En el nuevo rompecabezas político, luego del 5 de abril de 1992, muchos adversarios de ayer se encontraron de pronto en las mismas trincheras, y enfrentados a los mismos quebrantos. El apra y la izquierda, que abrieron las puertas de Palacio a Fujimori, fueron luego sus principales víctimas y su caudal electoral, reunido, no llegó, en Lima, al 10 por ciento del voto en los comicios municipales de enero de 1993. El gran arquitecto de las intrigas y maniobras que facilitaron el triunfo de Fujimori, Alan García, luego de semidestruir el Perú y desprestigiar de por vida a su partido, se halla ahora en el exilio, al igual que varios de sus amigos y colaboradores, acosado por varios procesos por robo y corrupción.
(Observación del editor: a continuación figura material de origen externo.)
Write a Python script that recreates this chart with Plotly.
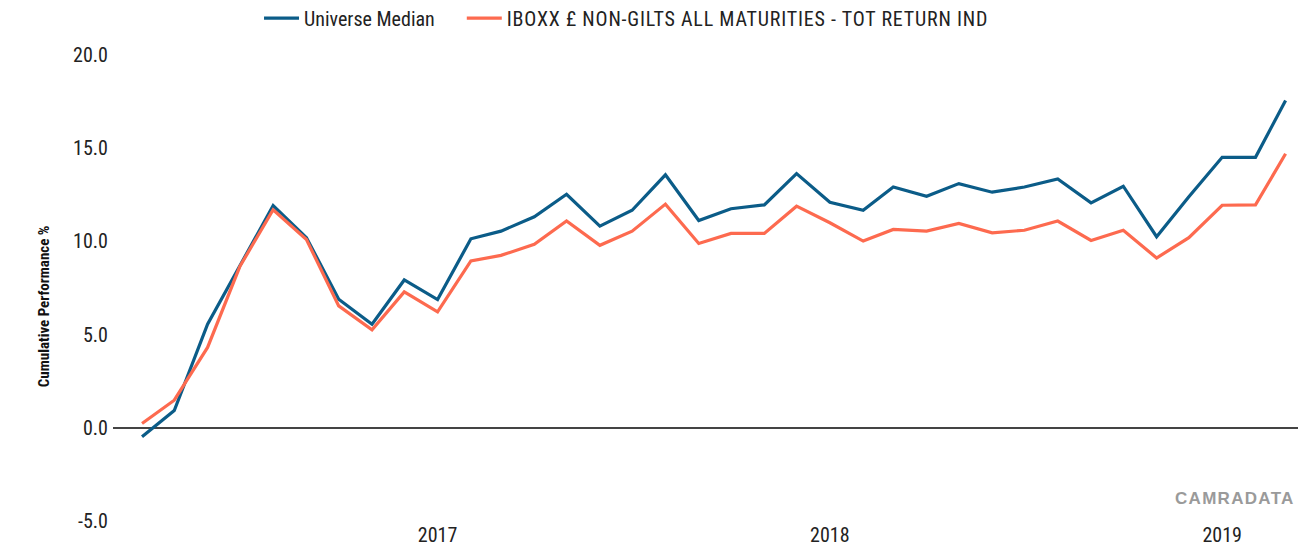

La Izquierda Unida se desunió, fragmentó, y, en la última contienda, pareció pulverizarse.

Pero no menos dramático ha sido el desfallecimiento de las fuerzas políticas que integraron el Frente Democrático, entre ellas el Movimiento Libertad, duramente castigadas por los electores por su resuelta defensa de la Constitución y su rechazo al golpe del 5 de abril.
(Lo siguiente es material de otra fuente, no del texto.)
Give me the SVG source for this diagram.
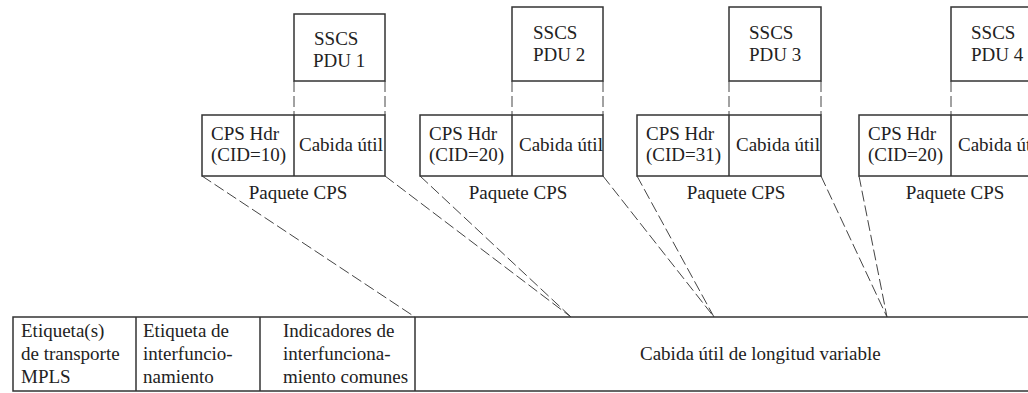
<svg xmlns="http://www.w3.org/2000/svg" width="1028" height="393" viewBox="0 0 1028 393">
  <style>
    .box { fill: #ffffff; stroke: #333333; stroke-width: 1.5; }
    .div { stroke: #333333; stroke-width: 1.5; fill: none; }
    .dash { stroke: #444444; stroke-width: 1; fill: none; stroke-dasharray: 11 4; }
    text { font-family: "Liberation Serif", "Times New Roman", serif; font-size: 19px; fill: #222222; }
    .mid { text-anchor: middle; }
  </style>

  <rect width="1028" height="393" fill="#ffffff"/>

  <!-- connectors: SSCS PDU to payload, CPS packet to variable-length payload -->
  <g id="connectors">
    <line class="dash" x1="294" y1="81" x2="294" y2="115"/>
    <line class="dash" x1="385" y1="81" x2="385" y2="115"/>
    <line class="dash" x1="512" y1="81" x2="512" y2="115"/>
    <line class="dash" x1="603" y1="81" x2="603" y2="115"/>
    <line class="dash" x1="729" y1="81" x2="729" y2="115"/>
    <line class="dash" x1="821" y1="81" x2="821" y2="115"/>
    <line class="dash" x1="951" y1="81" x2="951" y2="115"/>

    <line class="dash" x1="202" y1="176" x2="415" y2="317"/>
    <line class="dash" x1="385" y1="176" x2="571" y2="317"/>
    <line class="dash" x1="420" y1="176" x2="571" y2="317"/>
    <line class="dash" x1="603" y1="176" x2="714" y2="317"/>
    <line class="dash" x1="637" y1="176" x2="714" y2="317"/>
    <line class="dash" x1="821" y1="176" x2="887" y2="317"/>
    <line class="dash" x1="859" y1="176" x2="887" y2="317"/>
  </g>

  <!-- SSCS PDUs -->
  <g id="sscs1">
    <rect class="box" x="294" y="14" width="91" height="67"/>
    <text x="314" y="45">SSCS</text>
    <text x="313" y="67">PDU 1</text>
  </g>
  <g id="sscs2">
    <rect class="box" x="512" y="7" width="91" height="74"/>
    <text x="533" y="39">SSCS</text>
    <text x="533" y="61">PDU 2</text>
  </g>
  <g id="sscs3">
    <rect class="box" x="729" y="7" width="92" height="74"/>
    <text x="749" y="39">SSCS</text>
    <text x="749" y="61">PDU 3</text>
  </g>
  <g id="sscs4">
    <rect class="box" x="951" y="7" width="92" height="74"/>
    <text x="971" y="39">SSCS</text>
    <text x="971" y="61">PDU 4</text>
  </g>

  <!-- CPS packets -->
  <g id="cps1">
    <rect class="box" x="202" y="115" width="183" height="61"/>
    <line class="div" x1="294" y1="115" x2="294" y2="176"/>
    <text x="211" y="140">CPS Hdr</text>
    <text x="211" y="161">(CID=10)</text>
    <text x="299" y="151">Cabida útil</text>
    <text class="mid" x="298" y="199">Paquete CPS</text>
  </g>
  <g id="cps2">
    <rect class="box" x="420" y="115" width="183" height="61"/>
    <line class="div" x1="512" y1="115" x2="512" y2="176"/>
    <text x="429" y="140">CPS Hdr</text>
    <text x="429" y="161">(CID=20)</text>
    <text x="519" y="151">Cabida útil</text>
    <text class="mid" x="518" y="199">Paquete CPS</text>
  </g>
  <g id="cps3">
    <rect class="box" x="637" y="115" width="184" height="61"/>
    <line class="div" x1="729" y1="115" x2="729" y2="176"/>
    <text x="646" y="140">CPS Hdr</text>
    <text x="646" y="161">(CID=31)</text>
    <text x="736" y="151">Cabida útil</text>
    <text class="mid" x="736" y="199">Paquete CPS</text>
  </g>
  <g id="cps4">
    <rect class="box" x="859" y="115" width="184" height="61"/>
    <line class="div" x1="951" y1="115" x2="951" y2="176"/>
    <text x="868" y="140">CPS Hdr</text>
    <text x="868" y="161">(CID=20)</text>
    <text x="958" y="151">Cabida útil</text>
    <text class="mid" x="955" y="199">Paquete CPS</text>
  </g>

  <!-- MPLS frame -->
  <g id="frame">
    <rect class="box" x="13" y="317" width="1030" height="74"/>
    <line class="div" x1="136" y1="317" x2="136" y2="391"/>
    <line class="div" x1="260" y1="317" x2="260" y2="391"/>
    <line class="div" x1="415" y1="317" x2="415" y2="391"/>
  </g>
  <g id="transport-label">
    <text x="21" y="337">Etiqueta(s)</text>
    <text x="21" y="360">de transporte</text>
    <text x="21" y="383">MPLS</text>
  </g>
  <g id="iw-label">
    <text x="143" y="337">Etiqueta de</text>
    <text x="143" y="360">interfuncio-</text>
    <text x="143" y="383">namiento</text>
  </g>
  <g id="iw-flags">
    <text x="283" y="337">Indicadores de</text>
    <text x="283" y="360">interfunciona-</text>
    <text x="283" y="383">miento comunes</text>
  </g>
  <g id="payload">
    <text x="640" y="360">Cabida útil de longitud variable</text>
  </g>
</svg>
Sometido a duras pruebas cuando comenzaba a vivir por cuenta propia, el Movimiento Libertad, nacido bajo aquel auspicio multitudinario del 21 de agosto de 1987 y el sortilegio de los cuadros de Szyszlo, se halla en un momento crítico de su existencia. No sólo porque la derrota de junio de 1990 mermó sus filas, sino, porque, la evolución de la política peruana desde entonces, lo ha ido confinando a una función más bien excéntrica, como al resto de los partidos políticos. Hostigado o silenciado por unos medios de comunicación que, con pocas -admirables- excepciones, sirven atados de pies y manos al régimen, privado de recursos y con una militancia reducida, ha sobrevivido, sin embargo, gracias a la abnegación de un puñado de idealistas, que, contra viento y marea, siguen defendiendo, en estos tiempos inhóspitos, las ideas y la moral que nos llevaron hace seis años a la plaza San Martín, sin sospechar los grandes trastornos que de ello se derivarían para el país y para tantas vidas particulares.